Shane struck out on his own as a single act and recorded several singles and one album to only middling success.  But he still had a great ear for a song and recorded Honey which later became a million-seller for Bobby Goldsboro.  He experimented with different performing partners before securing permission from Reynold and Werber in 1969 to revive the group as the New Kingston Trio to distinguish it from the original group.  He also had permission to use the group’s songs and arrangements in addition to new music.

Bob Shane in one of the later configurations of the group.
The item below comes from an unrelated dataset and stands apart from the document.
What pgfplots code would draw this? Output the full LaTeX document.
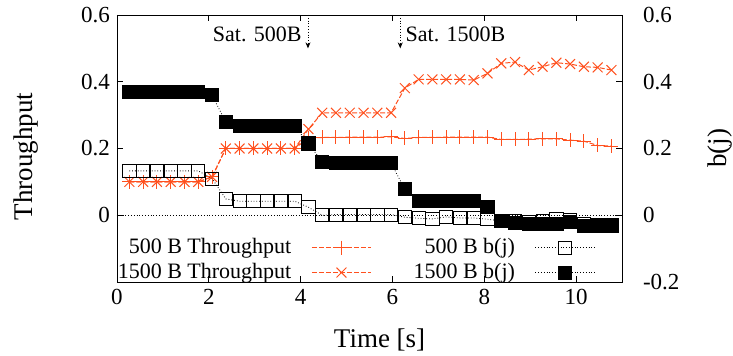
\documentclass[border=0pt]{standalone}
\usepackage{fontspec}
\setmainfont{Liberation Serif}
\usepackage{pgfplots}
\usepackage{pgfplotstable}
\pgfplotsset{compat=1.18}
\usetikzlibrary{arrows.meta}
\definecolor{thr}{RGB}{255,80,30}

\pgfplotstableread{
x     t500  t1500  b500    b1500
0.27  0.100 0.100  0.133   0.370
0.57  0.100 0.100  0.133   0.370
0.87  0.100 0.100  0.133   0.370
1.17  0.100 0.100  0.133   0.370
1.47  0.100 0.100  0.133   0.370
1.77  0.100 0.100  0.133   0.370
2.07  0.115 0.115  0.110   0.360
2.37  0.200 0.200  0.049   0.279
2.67  0.200 0.200  0.042   0.267
2.97  0.200 0.200  0.042   0.267
3.27  0.200 0.200  0.042   0.267
3.57  0.200 0.200  0.042   0.267
3.87  0.200 0.200  0.042   0.267
4.17  0.231 0.258  0.024   0.215
4.47  0.233 0.307  0.000   0.160
4.77  0.233 0.307  0.002   0.156
5.07  0.234 0.307  0.002   0.156
5.37  0.234 0.307  0.002   0.156
5.67  0.234 0.307  0.002   0.156
5.97  0.235 0.307  0.002   0.156
6.27  0.230 0.381 -0.006   0.078
6.57  0.233 0.407 -0.009   0.042
6.87  0.233 0.407 -0.011   0.042
7.17  0.234 0.407 -0.005   0.042
7.47  0.234 0.407 -0.008   0.042
7.77  0.234 0.405 -0.008   0.042
8.07  0.234 0.425 -0.012   0.024
8.37  0.227 0.455 -0.017  -0.018
8.67  0.227 0.459 -0.018  -0.022
8.97  0.228 0.435 -0.021  -0.027
9.27  0.229 0.445 -0.018  -0.027
9.57  0.229 0.457 -0.012  -0.027
9.87  0.225 0.453 -0.015  -0.020
10.17 0.222 0.445 -0.025  -0.032
10.47 0.209 0.443 -0.028  -0.033
10.77 0.207 0.435 -0.028  -0.033
}\data

\begin{document}
\begin{tikzpicture}[font=\fontsize{11}{13}\selectfont]
\begin{axis}[
  scale only axis, width=252.5pt, height=133.5pt,
  xmin=0, xmax=11, ymin=-0.2, ymax=0.6,
  xtick={0,2,...,10}, ytick={0,0.2,0.4,0.6},
  ytick pos=left, xtick pos=both,
  tick align=inside, major tick length=3pt,
  tick style={black, thin},
  tick label style={font=\fontsize{11.5}{13}\selectfont},
  /pgf/number format/assume math mode=true,
  xlabel={Time [s]}, ylabel={Throughput},
  label style={font=\fontsize{13.5}{15}\selectfont},
  x label style={at={(axis description cs:0.52,-0.217)},anchor=center},
  y label style={at={(axis description cs:-0.18,0.47)},anchor=center},
  legend columns=2, legend cell align=right, legend plot pos=right,
  legend style={draw=none, fill=none, inner sep=0pt, outer sep=0pt,
    at={(axis description cs:0.9465,-0.004)}, anchor=south east,
    nodes={inner sep=0pt, text height=8pt, text depth=2.5pt},
    /tikz/row sep=2pt,
    /tikz/every odd column/.append style={column sep=10pt},
    /tikz/every even column/.append style={column sep=21pt}},
  legend image code/.code={\draw[mark repeat=2,mark phase=2,#1] plot coordinates {(0cm,0cm) (0.52cm,0cm) (1.04cm,0cm)};},
  thrline/.style={thr, line width=0.5pt, dash pattern=on 2.5pt off 1pt, mark size=3.5pt, mark options={solid}},
  bline/.style={black, line width=0.4pt, densely dotted, mark size=3.3pt, mark options={solid}},
]
\addlegendimage{thrline, mark=+}
\addlegendentry{500 B Throughput}
\addlegendimage{bline, mark=square}
\addlegendentry{500 B b(j)}
\addlegendimage{thrline, mark=x}
\addlegendentry{1500 B Throughput}
\addlegendimage{bline, mark=square*, mark options={solid, fill=black}}
\addlegendentry{1500 B b(j)}

\addplot[forget plot, black, densely dotted, thin] coordinates {(0,0) (11,0)};
\addplot[forget plot, thrline, mark=+] table[x=x,y=t500]{\data};
\addplot[forget plot, thrline, mark=x] table[x=x,y=t1500]{\data};
\addplot[forget plot, bline, mark=square] table[x=x,y=b500]{\data};
\addplot[forget plot, bline, mark=square*, mark options={solid, fill=black}] table[x=x,y=b1500]{\data};

\coordinate (bl) at (rel axis cs:0,0);
\coordinate (tr) at (rel axis cs:1,1);
\coordinate (bj) at (axis description cs:1.194,0.5);
\draw[densely dotted, thin, -{Stealth[length=3pt,width=2.5pt]}] (axis cs:4.16,0.6) -- (axis cs:4.16,0.5);
\node[anchor=east, inner sep=0pt] at (axis cs:4.03,0.543) {Sat. 500B};
\draw[densely dotted, thin, -{Stealth[length=3pt,width=2.5pt]}] (axis cs:6.17,0.6) -- (axis cs:6.17,0.5);
\node[anchor=west, inner sep=0pt] at (axis cs:6.28,0.543) {Sat. 1500B};
\end{axis}

\begin{axis}[
  scale only axis, width=252.5pt, height=133.5pt,
  xmin=0, xmax=11, ymin=-0.2, ymax=0.6,
  axis y line*=right, axis x line=none,
  ytick={-0.2,0,0.2,0.4,0.6},
  tick align=inside, major tick length=3pt,
  tick style={black, thin},
  yticklabel style={font=\fontsize{11.5}{13}\selectfont, xshift=7pt},
  /pgf/number format/assume math mode=true,
]
\end{axis}

\node[rotate=90, anchor=center, font=\fontsize{13.5}{15}\selectfont] at (bj) {b(j)};

\pgfresetboundingbox
\path[use as bounding box] ([shift={(-58.5pt,-37pt)}]bl) rectangle ([shift={(55.5pt,7.5pt)}]tr);
\end{tikzpicture}
\end{document}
The new group went through at least three changes in line up with Shane remaining the anchor.  They did not have much recording success but were kept busy touring.  In 1976 Shane secured the unencumbered rights to use the band’s original name in exchange for relinquishing his interest in the still-profitable corporation, whose holdings included copyrights and licensing rights to many of the original Trio’s songs.  It was not a wise business decision—the old partnership still produced substantial income every year and income from touring and recording seemed to shrink year by year.  But Shane became the last guardian of the Kingston Trio legacy.
Various configurations of the trio continued to tour.  The combination of Shane, Roger Cambrill, George Grove were together from 1976 to 1985—the longest any three singers performed together.  
In 1981 PBS mounted a reunion special for their ubiquitous fund raising appeals.  Dave Guard, Nick Reynolds, and John Stewart joined the Shane-Gambill-Grove Trio and guest performers Mary Travers, Tom Smothers, and Lindsey Buckingham of Fleetwood Mac at the Magic Mountain amusement park for a program billed as The Kingston Trio and Friends Reunion.  Despite lingering tensions between Guard and Shane the different configurations of the Trio took turns performing sets of the group’s best-known songs with all the artists joining onstage for a finale.
After Gambill died unexpectedly from a heart attack on March 2, 1985 at the age of 42 there were several changes in line-up for the Trio, including a brief return of Nick Reynolds, all helmed by Shane continued to tour and record until ill health cause Shane’s retirement from performing in 2004.  Grove, Bill Zorn, and Rick Dougherty toured under Shane’s direction for 12 years.

Bob Shane soldiering on despite being on oxygen.
In 2017 Shane licensed his rights to a new trio consisting of Nick’s son Josh Reynolds, Nick’s cousin Mike Marvin, and Tim Gorelangton.  That line-up encouraged a revival of interest but did not last long.  Josh Reynolds left in 2018 and two others have taken his spot.  Currently Don Marovich rounds out the Trio.
Dave Guard died in 1991.  John Stewart and Nick Reynolds both passed in 2008.
After retiring Shane lived in Phoenix surrounded by Gold Records and Kingston Trio memorabilia. His survivors include his wife, Bobbi (Childress) Shane and five children from an earlier marriage, to Louise Brandon.